Why limit this approach to millionaires and billionaires? Reform’s primary aim is reducing immigration. Whether you think that wise or desirable, only three economic levers exist to achieve it. You can control migrant quantity, through the rationing of visas. You can restrict migrant entry using “quality” controls — a euphemism usually involving income thresholds, skills assessments and mounds of paperwork. Or you can take a leaf from the late economics Nobel laureate Gary Becker and simply charge migrants an upfront price.

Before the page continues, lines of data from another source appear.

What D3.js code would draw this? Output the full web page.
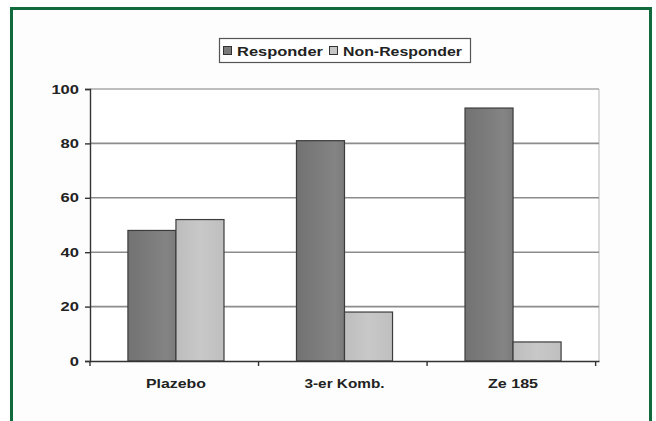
<!DOCTYPE html>
<html>
<head>
<meta charset="utf-8">
<script src="https://cdn.jsdelivr.net/npm/d3@7"></script>
<style>
  body { margin: 0; background: #ffffff; }
  svg { display: block; }
  text { font-family: "Liberation Sans", Arial, sans-serif; font-weight: bold; fill: #222; }
</style>
</head>
<body>
<div id="chart"></div>
<script>
// chart values
var categories = ["Plazebo", "3-er Komb.", "Ze 185"];
var seriesNames = ["Responder", "Non-Responder"];
var responder = [48, 81, 93];
var nonResponder = [52, 18, 7];
var yTicks = [0, 20, 40, 60, 80, 100];

var width = 656, height = 421;
// plot area edges (not "top": that name is taken by window.top)
var plotLeft = 90, plotRight = 599, plotTop = 89, plotBottom = 361;

var svg = d3.select("#chart").append("svg")
    .attr("width", width)
    .attr("height", height);

// gradients for the bar fills
var defs = svg.append("defs");
var g1 = defs.append("linearGradient").attr("id", "gResp").attr("x1", "0").attr("x2", "1").attr("y1", "0").attr("y2", "0");
g1.append("stop").attr("offset", "0").attr("stop-color", "#727272");
g1.append("stop").attr("offset", "0.55").attr("stop-color", "#7e7e7e");
g1.append("stop").attr("offset", "0.8").attr("stop-color", "#848484");
g1.append("stop").attr("offset", "1").attr("stop-color", "#7b7b7b");
var g2 = defs.append("linearGradient").attr("id", "gNon").attr("x1", "0").attr("x2", "1").attr("y1", "0").attr("y2", "0");
g2.append("stop").attr("offset", "0").attr("stop-color", "#bdbdbd");
g2.append("stop").attr("offset", "0.5").attr("stop-color", "#c8c8c8");
g2.append("stop").attr("offset", "1").attr("stop-color", "#bfbfbf");

//green frame
svg.append("rect")
    .attr("x", 11.5).attr("y", 8.5)
    .attr("width", 639).attr("height", 440)
    .attr("fill", "#fdfdfd")
    .attr("stroke", "#116a3b")
    .attr("stroke-width", 3);

//scales
var yScale = d3.scaleLinear().domain([0, 100]).range([plotBottom, plotTop]);
var xScale = d3.scaleBand().domain(categories).range([plotLeft, plotRight])
    .paddingInner(0.43).paddingOuter(0.225);
var xSub = d3.scaleBand().domain(seriesNames).range([0, xScale.bandwidth()]);

//plot area background + right border
svg.append("rect")
    .attr("x", plotLeft).attr("y", plotTop)
    .attr("width", plotRight - plotLeft).attr("height", plotBottom - plotTop)
    .attr("fill", "#ffffff");
svg.append("line")
    .attr("x1", plotRight).attr("x2", plotRight)
    .attr("y1", plotTop).attr("y2", plotBottom)
    .attr("stroke", "#c4c4c4").attr("stroke-width", 1.2);

//gridlines
svg.selectAll(".grid")
    .data(yTicks.filter(function(d){ return d > 0; }))
    .enter().append("line")
    .attr("x1", plotLeft).attr("x2", plotRight)
    .attr("y1", function(d){ return yScale(d); })
    .attr("y2", function(d){ return yScale(d); })
    .attr("stroke", function(d){ return d == 100 ? "#a8a8a8" : "#8c8c8c"; })
    .attr("stroke-width", 1.6);

//bars
var rows = categories.map(function(c, i){
    return [
        {cat: c, s: seriesNames[0], v: responder[i]},
        {cat: c, s: seriesNames[1], v: nonResponder[i]}
    ];
});

var groups = svg.selectAll(".grp")
    .data(rows)
    .enter().append("g")
    .attr("transform", function(d){ return "translate(" + xScale(d[0].cat) + ",0)"; });

groups.selectAll("rect")
    .data(function(d){ return d; })
    .enter().append("rect")
    .attr("x", function(d){ return xSub(d.s); })
    .attr("y", function(d){ return yScale(d.v); })
    .attr("width", xSub.bandwidth())
    .attr("height", function(d){ return plotBottom - yScale(d.v); })
    .attr("fill", function(d){ return d.s == "Responder" ? "url(#gResp)" : "url(#gNon)"; })
    .attr("stroke", "#3c3c3c")
    .attr("stroke-width", 1.2);

//Y axis
var yAxis = d3.axisLeft(yScale).tickValues(yTicks).tickSize(5).tickPadding(6);
var yG = svg.append("g")
    .attr("transform", "translate(" + plotLeft + ",0)")
    .call(yAxis);
yG.select(".domain").attr("stroke", "#333").attr("stroke-width", 1.4);
yG.selectAll(".tick line").attr("stroke", "#333").attr("stroke-width", 1.4);
yG.selectAll(".tick text")
    .style("font-size", "13px")
    .style("font-family", "'Liberation Sans', Arial, sans-serif")
    .style("font-weight", "bold")
    .attr("fill", "#222")
    .attr("textLength", function(d){ return String(d).length * 9.2; })
    .attr("lengthAdjust", "spacingAndGlyphs");

//X axis
var xAxis = d3.axisBottom(xScale).tickSize(0).tickPadding(18);
var xG = svg.append("g")
    .attr("transform", "translate(0," + plotBottom + ")")
    .call(xAxis);
xG.select(".domain").attr("stroke", "#333").attr("stroke-width", 1.4);
xG.selectAll(".tick text")
    .style("font-size", "13px")
    .style("font-family", "'Liberation Sans', Arial, sans-serif")
    .style("font-weight", "bold")
    .attr("fill", "#222")
    .attr("textLength", function(d){ return d == "Plazebo" ? 60 : (d == "Ze 185" ? 50 : 80); })
    .attr("lengthAdjust", "spacingAndGlyphs");

// category separator ticks
var step = xScale.step();
var seps = [0, 1, 2, 3].map(function(i){ return xScale(categories[0]) - xScale.paddingOuter() * step + i * step; });
svg.selectAll(".sep")
    .data(seps)
    .enter().append("line")
    .attr("x1", function(d){ return d; }).attr("x2", function(d){ return d; })
    .attr("y1", plotBottom).attr("y2", plotBottom + 5)
    .attr("stroke", "#333").attr("stroke-width", 1.4);

//legend
var legend = svg.append("g");
legend.append("rect")
    .attr("x", 219.5).attr("y", 38.5)
    .attr("width", 251).attr("height", 24)
    .attr("fill", "#ffffff")
    .attr("stroke", "#555").attr("stroke-width", 1.2);

var legendItems = [
    {name: seriesNames[0], x: 223, tx: 237, w: 86, fill: "#7a7a7a"},
    {name: seriesNames[1], x: 329, tx: 343, w: 119, fill: "#c6c6c6"}
];
legendItems.forEach(function(it){
    legend.append("rect")
        .attr("x", it.x + 0.5).attr("y", 46.5)
        .attr("width", 8).attr("height", 8)
        .attr("fill", it.fill)
        .attr("stroke", "#333").attr("stroke-width", 1);
    legend.append("text")
        .attr("x", it.tx).attr("y", 55.5)
        .style("font-size", "13px")
        .attr("textLength", it.w)
        .attr("lengthAdjust", "spacingAndGlyphs")
        .text(it.name);
});
</script>
</body>
</html>
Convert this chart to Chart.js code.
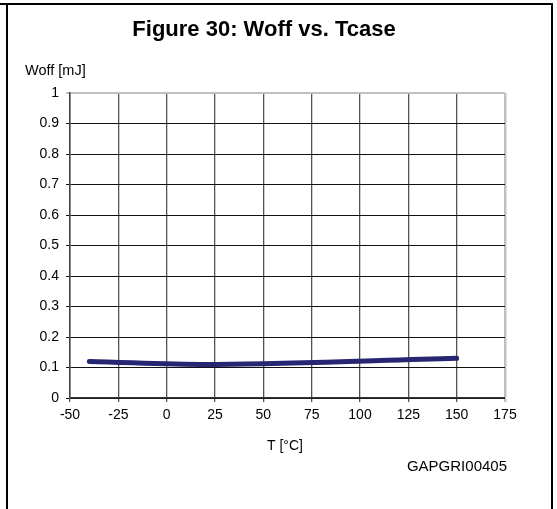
<!DOCTYPE html>
<html>
<head>
<meta charset="utf-8">
<script src="https://cdn.jsdelivr.net/npm/chart.js@4.4.1/dist/chart.umd.min.js"></script>
<style>
  html, body { margin: 0; padding: 0; background: #ffffff; }
  #wrap { width: 557px; height: 509px; position: relative; }
</style>
</head>
<body>
<div id="wrap"><canvas id="c" width="557" height="509"></canvas></div>
<script>
// Case temperature (°C) and turn-off energy (mJ)
const tempC = [-40, 25, 150];
const woffMJ = [0.12, 0.11, 0.13];

// Axis ranges and tick steps
const xTicks = [-50, -25, 0, 25, 50, 75, 100, 125, 150, 175];
const yTicks = [0, 0.1, 0.2, 0.3, 0.4, 0.5, 0.6, 0.7, 0.8, 0.9, 1];

const titleText = 'Figure 30: Woff vs. Tcase';
const yAxisLabel = 'Woff [mJ]';
const xAxisLabel = 'T [°C]';
const docCode = 'GAPGRI00405';

const FONT = '"Liberation Sans", Arial, sans-serif';

// Frame and captions drawn around the plot
const framePlugin = {
  id: 'frame',
  afterDraw(chart) {
    const ctx = chart.ctx;
    ctx.save();
    ctx.fillStyle = '#000000';
    ctx.fillRect(0, 3, 553, 2);
    ctx.fillRect(6, 3, 2, 506);
    ctx.fillRect(551, 3, 2, 506);

    ctx.fillStyle = '#000000';
    ctx.textBaseline = 'alphabetic';
    ctx.font = 'bold 22px ' + FONT;
    ctx.textAlign = 'center';
    ctx.fillText(titleText, 264, 36);

    ctx.font = '14.5px ' + FONT;
    ctx.textAlign = 'left';
    ctx.fillText(yAxisLabel, 25, 75);
    ctx.font = '14px ' + FONT;
    ctx.fillText(xAxisLabel, 267, 450);
    ctx.font = '15px ' + FONT;
    ctx.textAlign = 'right';
    ctx.fillText(docCode, 507, 471);
    ctx.restore();
  }
};

new Chart(document.getElementById('c'), {
  type: 'line',
  data: {
    datasets: [{
      data: tempC.map((t, i) => ({ x: t, y: woffMJ[i] })),
      borderColor: '#262672',
      borderWidth: 5,
      borderCapStyle: 'round',
      pointRadius: 0,
      tension: 0.35,
      fill: false
    }]
  },
  options: {
    responsive: false,
    animation: false,
    events: [],
    layout: { padding: { left: 0, top: 93, right: 52, bottom: 0 } },
    plugins: {
      legend: { display: false },
      title: { display: false },
      tooltip: { enabled: false }
    },
    scales: {
      x: {
        type: 'linear',
        min: xTicks[0],
        max: xTicks[xTicks.length - 1],
        afterBuildTicks(scale) { scale.ticks = xTicks.map(v => ({ value: v })); },
        afterFit(scale) { scale.height = 111; },
        grid: {
          color: ctx => (ctx.tick && ctx.tick.value === 175 ? '#c0c0c0' : '#555555'),
          lineWidth: ctx => (ctx.tick && ctx.tick.value === 175 ? 2.5 : 1.3),
          tickLength: 4,
          drawTicks: true
        },
        border: { color: '#333333', width: 1.5 },
        ticks: {
          color: '#000000',
          font: { family: FONT, size: 14 },
          padding: 5,
          maxRotation: 0,
          autoSkip: false
        }
      },
      y: {
        type: 'linear',
        min: 0,
        max: 1,
        afterBuildTicks(scale) { scale.ticks = yTicks.map(v => ({ value: v })); },
        afterFit(scale) { scale.width = 70; },
        grid: {
          color: ctx => (ctx.tick && ctx.tick.value === 1 ? '#c0c0c0' : '#111111'),
          lineWidth: ctx => (ctx.tick && ctx.tick.value === 1 ? 2 : 1),
          tickLength: 4,
          drawTicks: true
        },
        border: { color: '#444444', width: 1.5 },
        ticks: {
          color: '#000000',
          font: { family: FONT, size: 14 },
          padding: 7,
          callback: v => String(Math.round(v * 10) / 10)
        }
      }
    }
  },
  plugins: [framePlugin]
});
</script>
</body>
</html>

If you’re going to increase immigration barriers, a simple entry fee has obvious benefits over quotas or points-based systems. By harnessing the law of demand, a fee that raises the cost of migrating here will certainly reduce immigration numbers. Yet it would do so by filtering for migrants whose uplift in earning potential justifies the payment, meaning those most likely to be big net fiscal contributors. Crucially, the decision to enter would be determined not by bureaucrats’ crude filtering, but by families, employers, and sponsoring charities harnessing their own knowledge in judging an individual’s potential.

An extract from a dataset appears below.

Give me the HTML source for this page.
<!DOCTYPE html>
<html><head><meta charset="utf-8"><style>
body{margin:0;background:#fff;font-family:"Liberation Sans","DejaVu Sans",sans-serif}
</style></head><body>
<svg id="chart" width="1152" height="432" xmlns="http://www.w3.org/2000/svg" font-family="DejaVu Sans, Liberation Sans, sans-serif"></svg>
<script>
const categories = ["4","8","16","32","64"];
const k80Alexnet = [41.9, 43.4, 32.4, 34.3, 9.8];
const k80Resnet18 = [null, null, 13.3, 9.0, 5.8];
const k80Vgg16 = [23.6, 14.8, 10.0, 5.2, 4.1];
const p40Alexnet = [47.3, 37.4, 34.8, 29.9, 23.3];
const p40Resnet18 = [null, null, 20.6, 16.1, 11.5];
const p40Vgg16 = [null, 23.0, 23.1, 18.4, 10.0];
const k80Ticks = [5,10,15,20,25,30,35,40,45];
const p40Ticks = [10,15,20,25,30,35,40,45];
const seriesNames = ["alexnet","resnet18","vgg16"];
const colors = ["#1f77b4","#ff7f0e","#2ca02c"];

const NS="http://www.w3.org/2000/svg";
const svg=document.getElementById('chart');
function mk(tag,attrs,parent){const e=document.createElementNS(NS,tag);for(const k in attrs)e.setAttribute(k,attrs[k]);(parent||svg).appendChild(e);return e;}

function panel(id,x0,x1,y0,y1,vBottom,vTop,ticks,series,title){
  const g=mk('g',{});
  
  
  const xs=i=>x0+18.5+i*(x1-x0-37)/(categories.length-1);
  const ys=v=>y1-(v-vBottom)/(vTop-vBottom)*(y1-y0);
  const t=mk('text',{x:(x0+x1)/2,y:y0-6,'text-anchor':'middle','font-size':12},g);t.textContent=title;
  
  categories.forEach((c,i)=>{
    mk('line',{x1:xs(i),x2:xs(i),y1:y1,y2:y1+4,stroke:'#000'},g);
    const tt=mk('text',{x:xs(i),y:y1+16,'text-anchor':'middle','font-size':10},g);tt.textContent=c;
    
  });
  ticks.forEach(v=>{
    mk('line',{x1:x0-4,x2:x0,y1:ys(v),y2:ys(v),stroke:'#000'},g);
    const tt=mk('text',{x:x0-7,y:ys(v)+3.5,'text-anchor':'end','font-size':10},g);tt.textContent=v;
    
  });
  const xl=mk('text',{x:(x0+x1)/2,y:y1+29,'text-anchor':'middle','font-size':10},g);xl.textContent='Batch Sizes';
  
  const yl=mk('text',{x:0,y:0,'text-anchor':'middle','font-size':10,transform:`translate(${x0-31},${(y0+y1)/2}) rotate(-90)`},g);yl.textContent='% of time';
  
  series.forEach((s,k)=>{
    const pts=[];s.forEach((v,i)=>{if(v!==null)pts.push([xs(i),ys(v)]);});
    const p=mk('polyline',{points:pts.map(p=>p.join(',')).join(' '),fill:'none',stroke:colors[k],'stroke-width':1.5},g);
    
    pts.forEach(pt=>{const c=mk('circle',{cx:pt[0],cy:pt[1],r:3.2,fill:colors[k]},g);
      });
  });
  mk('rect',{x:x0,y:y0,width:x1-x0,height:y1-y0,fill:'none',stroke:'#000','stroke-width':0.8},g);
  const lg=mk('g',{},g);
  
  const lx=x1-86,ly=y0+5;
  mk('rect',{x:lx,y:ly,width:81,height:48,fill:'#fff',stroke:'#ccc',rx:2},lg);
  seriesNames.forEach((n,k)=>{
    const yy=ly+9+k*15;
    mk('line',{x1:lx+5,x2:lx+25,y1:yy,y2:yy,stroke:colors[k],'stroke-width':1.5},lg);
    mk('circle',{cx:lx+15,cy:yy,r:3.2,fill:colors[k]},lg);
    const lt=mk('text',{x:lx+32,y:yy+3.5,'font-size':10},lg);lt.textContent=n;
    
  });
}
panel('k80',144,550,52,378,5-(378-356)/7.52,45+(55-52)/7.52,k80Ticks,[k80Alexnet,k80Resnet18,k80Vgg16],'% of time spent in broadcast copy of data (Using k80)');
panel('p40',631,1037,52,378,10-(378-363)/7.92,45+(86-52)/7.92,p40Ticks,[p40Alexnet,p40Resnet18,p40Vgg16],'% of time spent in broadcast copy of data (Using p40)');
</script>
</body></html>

There are broader advantages too. A reasonable entry fee reduces the incentive for migrants to pay smugglers, undermining some illegal immigration. Moreover, the Treasury could find itself with billions in new revenue, providing funds for public services or targeted tax cuts for communities strained by population growth.
Britain issued about 381,000 work and family-related visas in the year to March this year. Studies of migrants’ cost sensitivities suggest that a £15,000 flat fee — replacing the current system and all its administrative charges — might almost halve those inflows. The Treasury, in that scenario, would collect roughly £3 billion annually. Of course, fees could be fine-tuned by migrant type, age, or even extended to student visas, with every tweak reintroducing some complexity.
Admittedly, this is not a painless approach. Plenty of Britons will recoil at the thought of paying thousands extra to bring their spouse home. Predictably, industries reliant on low-paid foreign labour, such as care homes, would lobby furiously for fee exemptions or new government subsidies. And cultural concerns around immigration — often impervious to economic arguments — would likely remain unsatisfied.
Yet, let’s be frank: comprehensive solutions don’t exist on immigration — only tough trade-offs. The current rules already impose hefty minimum-income thresholds (£29,000 annually for foreign spouses) that price many Britons out of family reunification. Meanwhile, businesses’ needs for workers are today second-guessed by Westminster determining acceptable pay levels and whether industries face labour “shortages”. Few think this bureaucratic approach does well in “picking winners”.
Paying to migrate here isn’t that alien a concept either. Many migrants staying over six months already face a £1,035-per-year NHS surcharge. Broadening that principle is hardly revolutionary. True, there’s a lot of uncertainty about what an appropriate fee might be. Yet Reform could run an auction for a capped number of visas in year one to discover what the market says residency here is worth.
After all, the Britannia Card concept shows Reform would be willing to experiment. And if selling a favourable tax status to the rich is acceptable, why not work or family visas to immigrants? Yes, some will consider it vulgar or object to any new immigration restrictions. Yet Britain is hardly enchanted by its existing regime. And if Reform had secured a majority, the electorate would have already provided a mandate to reduce numbers.